Our method enables efficient active perception across diverse scenarios.

Hardware Experiment Videos

Real Robot
Planner Visualization

Abstract

Active perception is a fundamental problem in autonomous robotics in which the robot must decide where to move and what to sense in order to obtain the most informative observations for accomplishing its mission. Existing approaches either solve a computationally expensive traveling salesman problem (TSP) over heuristically selected informative nodes, or adopt a more efficient but overly constrained shortest path tree (SPT) formulation.

To address these limitations, we explore beam search algorithms as scalable alternatives. While the standard beam search provides scalability by preserving the top-B paths at each depth level, it is prone to local optima and exhibits parameter sensitivity. Our first contribution is a node-wise beam search (NBS) algorithm, which maintains top-B candidates per node to enable more effective exploration of the solution space.

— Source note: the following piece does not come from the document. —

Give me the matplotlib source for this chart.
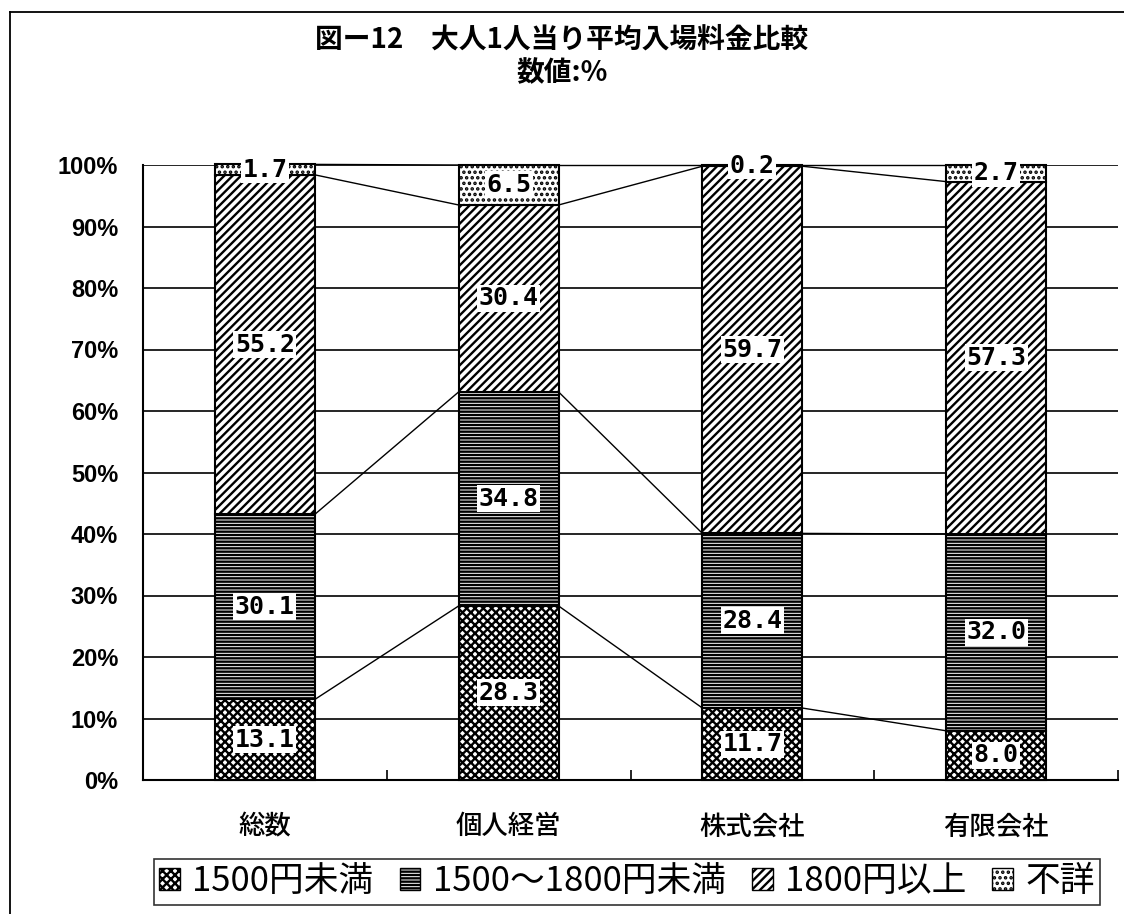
import matplotlib as mpl
import matplotlib.pyplot as plt
import numpy as np
from matplotlib.patches import Patch
from matplotlib.lines import Line2D

# Data (percent)
categories = ['総数', '個人経営', '株式会社', '有限会社']
series_names = ['1500円未満', '1500～1800円未満', '1800円以上', '不詳']
under_1500 = [13.1, 28.3, 11.7, 8.0]
from_1500_to_1800 = [30.1, 34.8, 28.4, 32.0]
over_1800 = [55.2, 30.4, 59.7, 57.3]
unknown = [1.7, 6.5, 0.2, 2.7]
ytick_values = [0, 10, 20, 30, 40, 50, 60, 70, 80, 90, 100]
ytick_labels = [f'{v}%' for v in ytick_values]

title_line1 = '図ー12　大人1人当り平均入場料金比較'
title_line2 = '数値:%'

JP = ['Noto Sans CJK JP', 'DejaVu Sans']
hatches = ['xxxx', '-----', '////', '...']

mpl.rcParams['hatch.linewidth'] = 1.7

W, H = 1124, 914
fig = plt.figure(figsize=(W / 100, H / 100), dpi=100)
fig.patch.set_facecolor('white')

# frame around the figure (left and top edges visible)
fx = 10 / W
fy = 1 - 12 / H
fig.add_artist(Line2D([fx, fx], [0, fy], transform=fig.transFigure, color='black', lw=1.3))
fig.add_artist(Line2D([fx, 1.0], [fy, fy], transform=fig.transFigure, color='black', lw=1.3))

ax = fig.add_axes([143 / W, 1 - 780 / H, (1118 - 143) / W, (780 - 165) / H])

x = np.arange(len(categories))
bar_w = 0.41
series = [under_1500, from_1500_to_1800, over_1800, unknown]

bottom = np.zeros(len(categories))
levels = []
for vals, hatch in zip(series, hatches):
    vals = np.asarray(vals, dtype=float)
    ax.bar(x, vals, width=bar_w, bottom=bottom, facecolor='white',
           edgecolor='black', hatch=hatch, linewidth=1.5, zorder=2,
           clip_on=False)
    for xi, b, v in zip(x, bottom, vals):
        ax.text(xi, b + v / 2, f'{v:.1f}', ha='center', va='center',
                fontfamily='DejaVu Sans Mono', fontweight='bold', fontsize=18,
                color='black', zorder=5, clip_on=False,
                bbox=dict(facecolor='white', edgecolor='none', pad=1.0))
    bottom = bottom + vals
    levels.append(bottom.copy())

# series lines connecting segment tops between neighbouring bars
for lev in levels:
    for i in range(len(categories) - 1):
        ax.plot([x[i] + bar_w / 2, x[i + 1] - bar_w / 2], [lev[i], lev[i + 1]],
                color='black', lw=1.0, zorder=3, clip_on=False)

ax.set_xlim(-0.5, len(categories) - 0.5)
ax.set_ylim(0, 100)
ax.set_yticks(ytick_values, ytick_labels)
ax.yaxis.grid(True, color='black', lw=1.2)
ax.set_axisbelow(True)

for s in ['top', 'right']:
    ax.spines[s].set_visible(False)
ax.spines['left'].set_linewidth(1.5)
ax.spines['bottom'].set_linewidth(1.5)

ax.tick_params(axis='y', length=0, pad=18)
for lbl in ax.get_yticklabels():
    lbl.set_fontfamily('Liberation Sans')
    lbl.set_fontweight('bold')
    lbl.set_fontsize(17)

ax.set_xticks(x, categories)
ax.set_xticks(np.arange(len(categories)) + 0.5, minor=True)
ax.tick_params(axis='x', which='major', length=0, pad=24)
ax.tick_params(axis='x', which='minor', direction='in', length=7, width=1.2)
for lbl in ax.get_xticklabels():
    lbl.set_fontfamily(JP)
    lbl.set_fontsize(19)
    lbl.set_fontweight('medium')

fig.text(0.5, 1 - 40 / H, title_line1, ha='center', va='center',
         fontfamily=JP, fontsize=20, fontweight='bold')
fig.text(0.5, 1 - 73 / H, title_line2, ha='center', va='center',
         fontfamily=JP, fontsize=20, fontweight='bold')

handles = [Patch(facecolor='white', edgecolor='black', hatch=h, linewidth=1.0)
           for h in hatches]
leg = fig.legend(handles, series_names, loc='center',
                 bbox_to_anchor=(627 / W, 1 - 882 / H), ncol=4,
                 prop={'family': JP, 'size': 25},
                 frameon=True, fancybox=False, edgecolor='black',
                 handlelength=0.6, handleheight=0.6, handletextpad=0.35,
                 columnspacing=0.75, borderpad=0.15, borderaxespad=0)
leg.get_frame().set_linewidth(1.2)

fig.savefig('out.png', dpi=100, facecolor='white')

Systematic benchmarking on graphs shows that NBS consistently outperforms all baselines and maintains strong performance even at low beam widths.

As a second contribution, we integrate the concept of frontiers into the path selection criterion, introducing the expected gain metric, which better balances exploration and exploitation compared to existing alternatives.

Our third contribution proposes the rapidly-exploring random annulus graph (RRAG), a novel graph construction method that preserves full orientation sampling and ensures connectivity in cluttered environments through a fallback local sampling-based planner.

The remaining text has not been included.